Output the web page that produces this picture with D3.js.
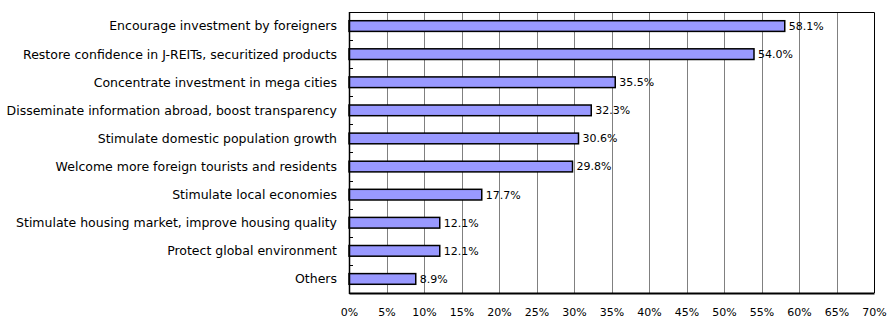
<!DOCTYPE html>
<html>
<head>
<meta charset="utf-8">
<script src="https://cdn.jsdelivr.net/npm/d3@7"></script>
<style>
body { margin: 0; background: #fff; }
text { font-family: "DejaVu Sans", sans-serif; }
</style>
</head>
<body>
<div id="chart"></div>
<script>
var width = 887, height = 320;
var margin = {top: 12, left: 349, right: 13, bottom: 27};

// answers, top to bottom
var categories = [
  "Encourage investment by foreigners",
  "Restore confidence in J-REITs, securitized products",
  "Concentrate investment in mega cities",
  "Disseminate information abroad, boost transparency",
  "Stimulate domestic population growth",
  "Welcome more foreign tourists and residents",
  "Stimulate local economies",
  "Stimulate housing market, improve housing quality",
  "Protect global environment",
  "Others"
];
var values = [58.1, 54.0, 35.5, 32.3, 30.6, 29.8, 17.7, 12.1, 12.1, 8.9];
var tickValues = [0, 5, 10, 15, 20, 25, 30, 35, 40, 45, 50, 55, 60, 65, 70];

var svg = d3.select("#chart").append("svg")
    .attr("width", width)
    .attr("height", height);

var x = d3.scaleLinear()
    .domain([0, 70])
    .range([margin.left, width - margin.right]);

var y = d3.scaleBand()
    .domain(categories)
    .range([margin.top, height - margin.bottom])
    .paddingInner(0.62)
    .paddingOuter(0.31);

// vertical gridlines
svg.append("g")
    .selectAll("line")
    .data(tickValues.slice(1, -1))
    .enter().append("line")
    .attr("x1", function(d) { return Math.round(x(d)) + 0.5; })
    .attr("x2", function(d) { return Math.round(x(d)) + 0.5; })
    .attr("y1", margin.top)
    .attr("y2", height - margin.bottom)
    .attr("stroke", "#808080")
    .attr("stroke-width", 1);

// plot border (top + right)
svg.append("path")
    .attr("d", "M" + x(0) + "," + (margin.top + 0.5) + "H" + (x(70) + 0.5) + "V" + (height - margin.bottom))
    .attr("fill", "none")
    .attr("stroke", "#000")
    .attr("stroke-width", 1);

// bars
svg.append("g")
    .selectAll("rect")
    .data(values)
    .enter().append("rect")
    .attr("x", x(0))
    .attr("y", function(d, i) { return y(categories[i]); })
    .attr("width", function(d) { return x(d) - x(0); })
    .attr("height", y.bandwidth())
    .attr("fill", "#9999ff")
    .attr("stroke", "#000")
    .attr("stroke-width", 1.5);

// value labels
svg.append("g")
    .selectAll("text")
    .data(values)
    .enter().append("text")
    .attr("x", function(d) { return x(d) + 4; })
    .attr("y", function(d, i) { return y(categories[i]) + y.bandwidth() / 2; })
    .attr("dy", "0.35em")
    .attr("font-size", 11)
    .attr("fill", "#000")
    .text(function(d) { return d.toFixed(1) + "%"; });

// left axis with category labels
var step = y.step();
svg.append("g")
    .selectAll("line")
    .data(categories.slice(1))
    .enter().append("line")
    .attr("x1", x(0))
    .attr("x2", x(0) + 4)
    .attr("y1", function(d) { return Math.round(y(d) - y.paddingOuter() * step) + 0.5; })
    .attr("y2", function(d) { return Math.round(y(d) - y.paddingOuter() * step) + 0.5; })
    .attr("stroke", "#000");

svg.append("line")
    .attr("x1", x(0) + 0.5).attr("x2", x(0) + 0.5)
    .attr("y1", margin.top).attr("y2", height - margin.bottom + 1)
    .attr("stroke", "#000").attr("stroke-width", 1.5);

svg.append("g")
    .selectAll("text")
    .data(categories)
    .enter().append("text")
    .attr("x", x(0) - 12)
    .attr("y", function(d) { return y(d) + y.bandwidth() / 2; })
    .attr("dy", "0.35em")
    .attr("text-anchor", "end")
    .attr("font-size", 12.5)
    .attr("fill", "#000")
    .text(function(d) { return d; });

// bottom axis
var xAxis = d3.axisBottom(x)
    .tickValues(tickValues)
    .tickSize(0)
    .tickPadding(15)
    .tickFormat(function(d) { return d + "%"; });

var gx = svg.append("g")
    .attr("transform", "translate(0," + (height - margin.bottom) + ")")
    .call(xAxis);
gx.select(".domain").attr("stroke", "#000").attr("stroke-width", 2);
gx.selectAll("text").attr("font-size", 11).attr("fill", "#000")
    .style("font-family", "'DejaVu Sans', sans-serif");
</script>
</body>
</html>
****************
■ Exercise brief ■
Transcribe all the lines above exactly, apart from the pictures.

■ Solved problem ■
Output the web page that produces this picture with D3.js.
<!DOCTYPE html>
<html>
<head>
<meta charset="utf-8">
<script src="https://cdn.jsdelivr.net/npm/d3@7"></script>
<style>
body { margin: 0; background: #fff; }
text { font-family: "DejaVu Sans", sans-serif; }
</style>
</head>
<body>
<div id="chart"></div>
<script>
var width = 887, height = 320;
var margin = {top: 12, left: 349, right: 13, bottom: 27};

// answers, top to bottom
var categories = [
  "Encourage investment by foreigners",
  "Restore confidence in J-REITs, securitized products",
  "Concentrate investment in mega cities",
  "Disseminate information abroad, boost transparency",
  "Stimulate domestic population growth",
  "Welcome more foreign tourists and residents",
  "Stimulate local economies",
  "Stimulate housing market, improve housing quality",
  "Protect global environment",
  "Others"
];
var values = [58.1, 54.0, 35.5, 32.3, 30.6, 29.8, 17.7, 12.1, 12.1, 8.9];
var tickValues = [0, 5, 10, 15, 20, 25, 30, 35, 40, 45, 50, 55, 60, 65, 70];

var svg = d3.select("#chart").append("svg")
    .attr("width", width)
    .attr("height", height);

var x = d3.scaleLinear()
    .domain([0, 70])
    .range([margin.left, width - margin.right]);

var y = d3.scaleBand()
    .domain(categories)
    .range([margin.top, height - margin.bottom])
    .paddingInner(0.62)
    .paddingOuter(0.31);

// vertical gridlines
svg.append("g")
    .selectAll("line")
    .data(tickValues.slice(1, -1))
    .enter().append("line")
    .attr("x1", function(d) { return Math.round(x(d)) + 0.5; })
    .attr("x2", function(d) { return Math.round(x(d)) + 0.5; })
    .attr("y1", margin.top)
    .attr("y2", height - margin.bottom)
    .attr("stroke", "#808080")
    .attr("stroke-width", 1);

// plot border (top + right)
svg.append("path")
    .attr("d", "M" + x(0) + "," + (margin.top + 0.5) + "H" + (x(70) + 0.5) + "V" + (height - margin.bottom))
    .attr("fill", "none")
    .attr("stroke", "#000")
    .attr("stroke-width", 1);

// bars
svg.append("g")
    .selectAll("rect")
    .data(values)
    .enter().append("rect")
    .attr("x", x(0))
    .attr("y", function(d, i) { return y(categories[i]); })
    .attr("width", function(d) { return x(d) - x(0); })
    .attr("height", y.bandwidth())
    .attr("fill", "#9999ff")
    .attr("stroke", "#000")
    .attr("stroke-width", 1.5);

// value labels
svg.append("g")
    .selectAll("text")
    .data(values)
    .enter().append("text")
    .attr("x", function(d) { return x(d) + 4; })
    .attr("y", function(d, i) { return y(categories[i]) + y.bandwidth() / 2; })
    .attr("dy", "0.35em")
    .attr("font-size", 11)
    .attr("fill", "#000")
    .text(function(d) { return d.toFixed(1) + "%"; });

// left axis with category labels
var step = y.step();
svg.append("g")
    .selectAll("line")
    .data(categories.slice(1))
    .enter().append("line")
    .attr("x1", x(0))
    .attr("x2", x(0) + 4)
    .attr("y1", function(d) { return Math.round(y(d) - y.paddingOuter() * step) + 0.5; })
    .attr("y2", function(d) { return Math.round(y(d) - y.paddingOuter() * step) + 0.5; })
    .attr("stroke", "#000");

svg.append("line")
    .attr("x1", x(0) + 0.5).attr("x2", x(0) + 0.5)
    .attr("y1", margin.top).attr("y2", height - margin.bottom + 1)
    .attr("stroke", "#000").attr("stroke-width", 1.5);

svg.append("g")
    .selectAll("text")
    .data(categories)
    .enter().append("text")
    .attr("x", x(0) - 12)
    .attr("y", function(d) { return y(d) + y.bandwidth() / 2; })
    .attr("dy", "0.35em")
    .attr("text-anchor", "end")
    .attr("font-size", 12.5)
    .attr("fill", "#000")
    .text(function(d) { return d; });

// bottom axis
var xAxis = d3.axisBottom(x)
    .tickValues(tickValues)
    .tickSize(0)
    .tickPadding(15)
    .tickFormat(function(d) { return d + "%"; });

var gx = svg.append("g")
    .attr("transform", "translate(0," + (height - margin.bottom) + ")")
    .call(xAxis);
gx.select(".domain").attr("stroke", "#000").attr("stroke-width", 2);
gx.selectAll("text").attr("font-size", 11).attr("fill", "#000")
    .style("font-family", "'DejaVu Sans', sans-serif");
</script>
</body>
</html>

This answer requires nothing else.